The Global CBDC Race: Where India’s Digital Rupee Stands Among 130 Nations

Introduction: Money Is Going Digital at a Central Bank Level

The world is entering a new phase of monetary transformation.

Central Bank Digital Currencies (CBDCs) are no longer experimental ideas. They are becoming active policy tools across major economies.

Today, more than 130 countries are exploring CBDCs in some form, representing almost the entire global GDP footprint.

This raises a key question:
Where does India stand in this global race?

What Is a CBDC?

A Central Bank Digital Currency (CBDC) is a digital version of a country’s sovereign currency issued directly by the central bank.

India’s CBDC, called the Digital Rupee or e₹, is issued by the Reserve Bank of India and is equivalent in value to physical cash.

It functions as:

Legal tender
Direct liability of the central bank
Digital equivalent of cash
India’s Position in the CBDC Race

India is not a late entrant.
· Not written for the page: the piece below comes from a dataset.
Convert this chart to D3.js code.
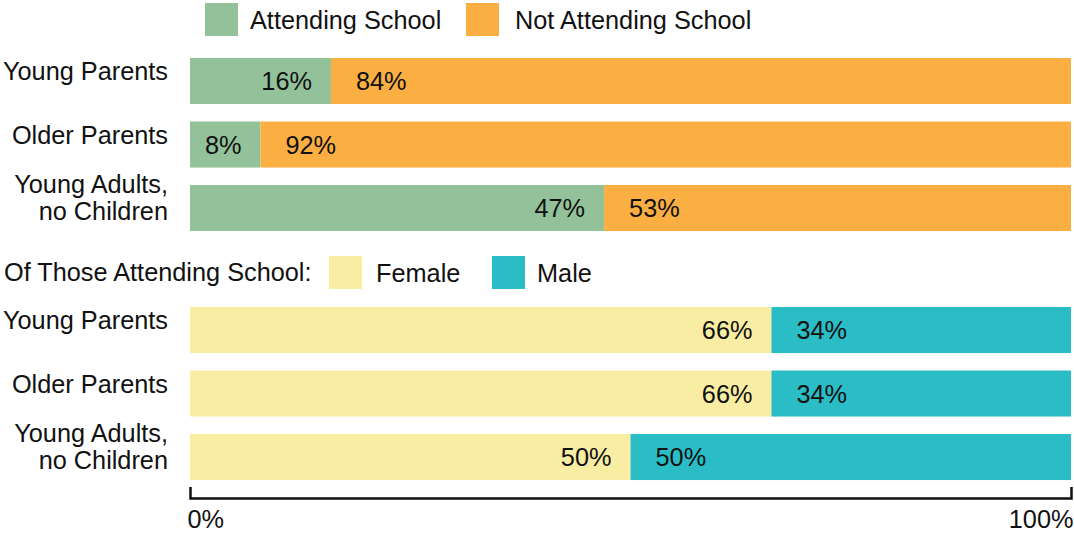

It is already among the early live adopters.

Key milestones:
Launched CBDC pilots in 2022
Retail and wholesale versions already active
Millions of users participating in trials

India’s Digital Rupee is currently one of the largest CBDC pilots globally in terms of scale and active experimentation.

By 2026, India is operating a multi-bank CBDC ecosystem with expanding real-world use cases.

Global CBDC Landscape: Who Is Ahead?

The global race is uneven:

Leading countries:
China (Digital Yuan – most advanced large-scale rollout)
India (large-scale pilot with real usage)
Eurozone (digital euro preparation phase)
Brazil (Drex testing phase)
Smaller but active live CBDCs:
Bahamas (Sand Dollar)
Nigeria (eNaira)
Jamaica (Jam-Dex)
Eastern Caribbean region

China remains the only major economy with large-scale retail deployment ahead of India in maturity.

India’s Digital Rupee: Strengths
1. Scale of Financial Ecosystem

India processes massive digital payment volumes daily, making it a strong testbed for CBDC integration.

2. Strong Public Digital Infrastructure

CBDC integrates with India’s broader digital payment ecosystem, enabling experimentation across banking and retail use cases.

3. Multiple Use Cases Under Testing

India is experimenting with:

Retail payments
Wholesale settlements
Government subsidy distribution
Programmable payments

In fact, CBDC is already being tested for welfare delivery in sectors like food distribution.

Where India Still Trails Global Leaders
1. Adoption Scale vs UPI

CBDC usage is still far smaller compared to India’s dominant digital payment systems.

For context, CBDC transactions are in early scaling phases compared to hundreds of millions of UPI transactions daily.

2. Limited Everyday Usage

Most users still rely on traditional digital payment systems instead of CBDC.

3. Ecosystem Integration Still Evolving

Merchant adoption and wallet usability are still under expansion.

The Real Competition: CBDC vs Digital Payments

A key insight often missed is this:

CBDC is not competing directly with UPI or digital wallets.
It is designed to complement them.

India’s digital ecosystem already has a highly successful real-time payments backbone, which CBDC builds upon rather than replaces.

Cross-Border CBDC: The Next Frontier

The future of CBDCs is not just domestic—it is global.

India is actively exploring:

CBDC interoperability with other countries
Cross-border payment corridors
Integration with global digital currency frameworks

This could reshape how international payments and remittances work in the future.

Strategic Implications for India
1. Financial Sovereignty

CBDCs strengthen control over digital currency systems.

2. Programmable Money

Enables targeted welfare distribution and controlled spending use cases.

3. Global Payment Influence

India can help shape global CBDC interoperability standards.

4. Reduced Cross-Border Friction

Future CBDC linkages could reduce remittance costs and delays.

Challenges Ahead
1. User Adoption

Building everyday usage remains the biggest challenge.

2. Privacy Concerns

Balancing traceability with user privacy is complex.

3. Technology Scalability

Ensuring system reliability at national scale is critical.

4. Global Coordination

Cross-border CBDC frameworks require international consensus.

Future Outlook: Where India Could Be by 2030

If execution continues steadily, India could become:

One of the top 3 CBDC ecosystems globally
A leader in programmable public money systems
A key driver of cross-border CBDC interoperability
A global exporter of digital public financial infrastructure

CBDC may not replace existing digital payments, but it will add a powerful new layer to India’s financial system.

Conclusion

India is not leading the CBDC race in terms of full-scale deployment yet, but it is firmly positioned among the global front-runners.

Its strength lies in scale, experimentation, and integration with a world-leading digital payments ecosystem.

In the global CBDC race, India’s advantage is not speed alone—it is the ability to build at population scale.

The next decade will decide whether CBDCs remain experimental tools or become a core pillar of global money infrastructure—and India is already shaping that outcome.